The Indonesian-language text in the photo reads: “The story of a grandmother accused of stealing cassava because she was hungry and a judge who cries after reading out the verdict on her.” 

The lengthy caption translates to English as: In a courtroom, Judge Marzuki sat silently as he listened to a prosecutor reading out a sentence demand on a grandmother accused of stealing cassava. The grandmother said she was poor, had a dying son and a hungry grandchild. 

“But a manager of PT X** (part of the Y** group) was firm on the demand, saying it should serve as an example for other citizens. Judge Marzuki took a deep breath and decides to make a different verdict, something that was not sought by the prosecutor. ‘I am sorry,’ the judge said as he looked at the grandmother. ‘I can’t make any legal exception. The law is a law and you must be sentenced. You must pay 1 million rupiah in fines and if you can’t pay, you must go to jail for two and a half years as sought by the prosecutor.’

“The grandmother was abject and brokenhearted. Judge Marzuki, however, took off his hat and filled it with 1 million rupiah from his wallet. He then told the audience in the court:

“‘In the name of the court, I now order each person in this courtroom to pay 50,000 rupiah because you, as citizens of this town, have let a person suffer from hunger and forced her to steal to feed her family. Mr. Clerk, please collect the money in my hat and give all of the money to this defendant.’

“After Judge Marzuki knocked his gavel and leaves the courtroom, the grandmother received 3.5 million rupiah from the donation. 

“It included 50,000 rupiah from the PT X** manager who was ashamed of accusing the woman.”

The same photo was shared with an identical claim on Facebook here, here and here.

A similar claim about the alleged trial was shared without the photo here in 2012. 

The claim is false; the photo has circulated in media reports since 2015 about the court trial of an elderly Indonesian woman who received a suspended sentence for stealing logs.

A reverse image search on Yandex found the same photo was published in this report published on Indonesian news site JPNN.com on April 17, 2015.

Below is a screenshot of the report:

Screenshot of the JPNN report

The JPNN report’s headline translates to English as: “This is the action of Grandmother Asyani that makes us really sad.”

The report’s photo caption states: “Asyani spontaneously kneeled again in front of the judges’ desk after a hearing at the Situbondo District Court.” 

The JPNN reports states in part: "Grandmother Asyani once again cries when undergoing a trial at the Situbondo District Court, Thursday (16/4).

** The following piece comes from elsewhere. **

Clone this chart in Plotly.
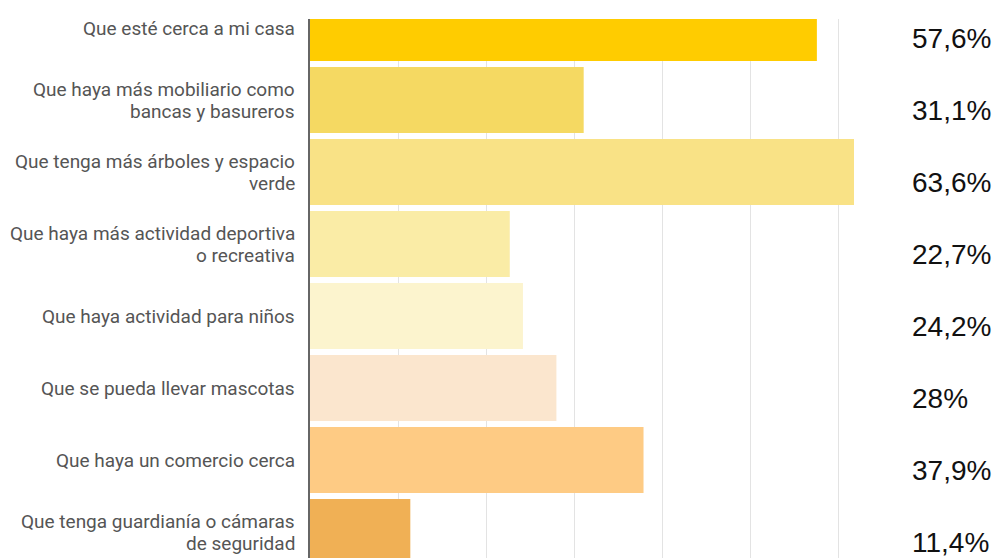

“The 63-year-old grandmother, who is popularly called as Muaris, kneels down on the floor before the panel of judges in the green table. In the midst of her crying, the mother of four repeatedly says she is not a thief.”

A Google keyword search found this report published on April 24, 2015, by Indonesian news site Kompas about the same case. The report used a photo showing the same woman in the same courtroom taken from a different angle. Below is a screenshot of the article:

Screenshot of the Kompas report

The report’s photo caption translates to English as: “Asyani kneeled in front of the judges’ panel at the end of the hearing on Thursday (16/4) at the Situbondo District Court. Asyani cried hysterically because the prosecutor accused her of stealing teak logs. The prosecutor asked for a one-year jail term, with 18 months of probation, and a 500 million rupiah fine or one-day jail.”

According to Kompas, the panel of judges, led by Judge I Kadek Dedi Arcana, gave Asyani a one-year jail sentence with 15 months of probation. 

There is no record of the “cassava case” in the online ruling database of Indonesia’s Supreme Court website, which stores rulings issued by all judiciary levels in Indonesia, from district courts to the Supreme Court.